W oznaczonym dniu obchodów Święta Namiotów (Szałasów) cała Jerozolima wraz z pielgrzymami świętowali uroczystość królowania Boga. Gromadzono się wówczas przy źródle Gihon w Dolinie Cedron. Stamtąd wielka procesja wstępowała powoli ku wzgórzu Syjon, gdzie znajdowała się świątynia. Procesja symbolicznie wyobrażała wprowadzenie na tron Boga. Odbywało się to przy głośnych okrzykach radości: Wszystkie narody klaskajcie w dłonie… radosnym głosem wykrzykujcie Bogu…. Ściśle biorąc, ceremonia nie była wprowadzeniem Boga na tron, ponieważ Izraelici zawsze byli przekonani, że ich Bóg jest ich Królem i Królem całego świata. Ceremonia była aktualizacją, wyobrażeniem wstąpienia Boga na tron. Kiedy głośny tłum zbliżał się do bram świątyni, od głosu tego drżały futryny, jak zaznacza to przy innej okazji prorok Izajasz (Iz 6, 4).
Bóg jest Królem całej ziemi… Bóg zasiada na swym świętym tronie…. Każdego obcokrajowca, który przypadkiem znalazł się wtedy w Jerozolimie, mógł bardzo dziwić ten niewielki naród nie mający żadnej politycznej, militarnej czy jakiejkolwiek innej przewagi nad potężnymi sąsiednimi państwami Egiptu, Asyrii i Babilonii, a przecież ogłaszający z taką pewnością, że ich Bóg jest Królem i Panem wszystkich krańców ziemi. Dziwić mogły głośne wołania, że ich Bóg króluje nad narodami, choć historia Izraela była raczej historią ludu zwyciężanego przez sąsiednie potęgi i ludy.
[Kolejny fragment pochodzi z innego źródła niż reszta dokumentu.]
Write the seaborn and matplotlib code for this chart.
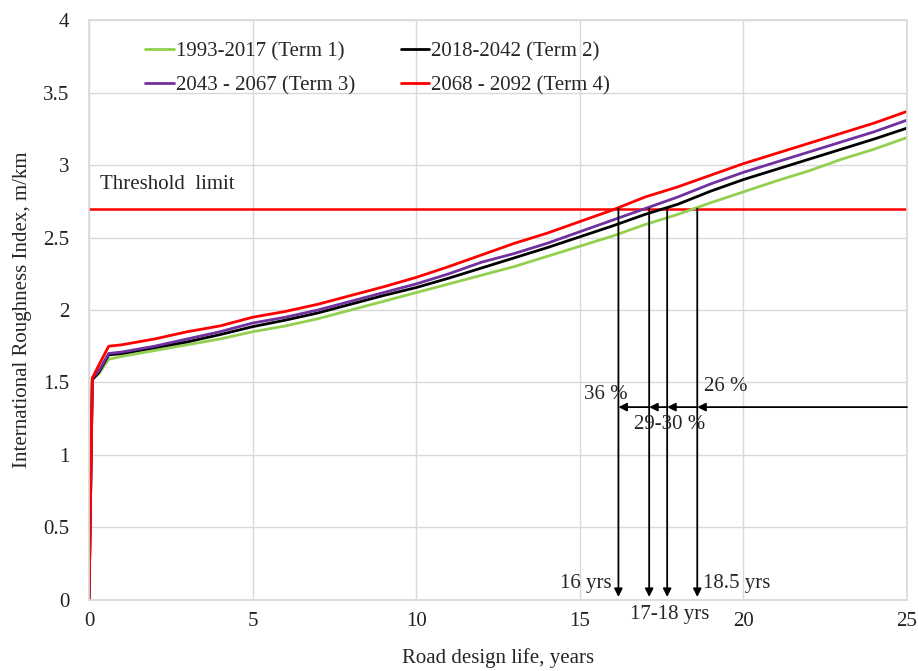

A jednak słowa psalmu były proroczymi słowami. To, co nie urzeczywistniło się po ludzku, spełniło się tajemniczo w osobie Jezusa Chrystusa. O „wstępowaniu” Jezusa do chwały Ojca Kościół nauczał od samego początku i od samego początku odnosił słowa psalmu do zmartwychwstałego Jezusa wstępującego do nieba: Bóg wstępuje wśród radosnych okrzyków, Pan wstępuje przy dźwięku trąby. Jezus uniżony w dniach męki jest „Panem” obejmującym królowanie po prawicy Ojca, jest Panem, któremu oddają hołd wszelkie potęgi ziemskie, niebieskie i podziemne.
Skoro wspomnieliśmy, w jaki sposób Izraelici rozumieli i przeżywali psalm 46 oraz w jaki sposób Kościół odnosi ten psalm do Jezusa Chrystusa wstępującego do nieba i otrzymującego chwałę na prawicy Ojca, moglibyśmy teraz pomyśleć: co ten psalm oznacza dla każdego z nas. Otóż z pewnością wniebowstąpienie oznacza radość, bo przecież Jezus narodzony z niewiasty (Ga 4, 4), człowiek Jezus Chrystus wstąpił do Ojca, zapowiadając nasze przyszłe wyniesienie. Jezus jako człowiek, który tak jak my podlegał prawom śmierci, raduje się pełnią chwały Boga. On, pierworodny całego stworzenia, pokazuje i zapewnia, że i nam stanie się to, co stało się Jemu.
Jakże potrzebna jest dzisiejsza uroczystość Wniebowstąpienia nam ludziom tak łatwo poddającym się przygnębieniu i depresji! Liturgia dzisiejsza zachęca: Wszystkie narody klaskajcie w dłonie, radosnym głosem wykrzykujcie Bogu. Obyśmy umieli zapraszać naszych bliskich do dzielenia radości, która jest radością dzieci Boga (Mk 2, 19; Łk 14, 17).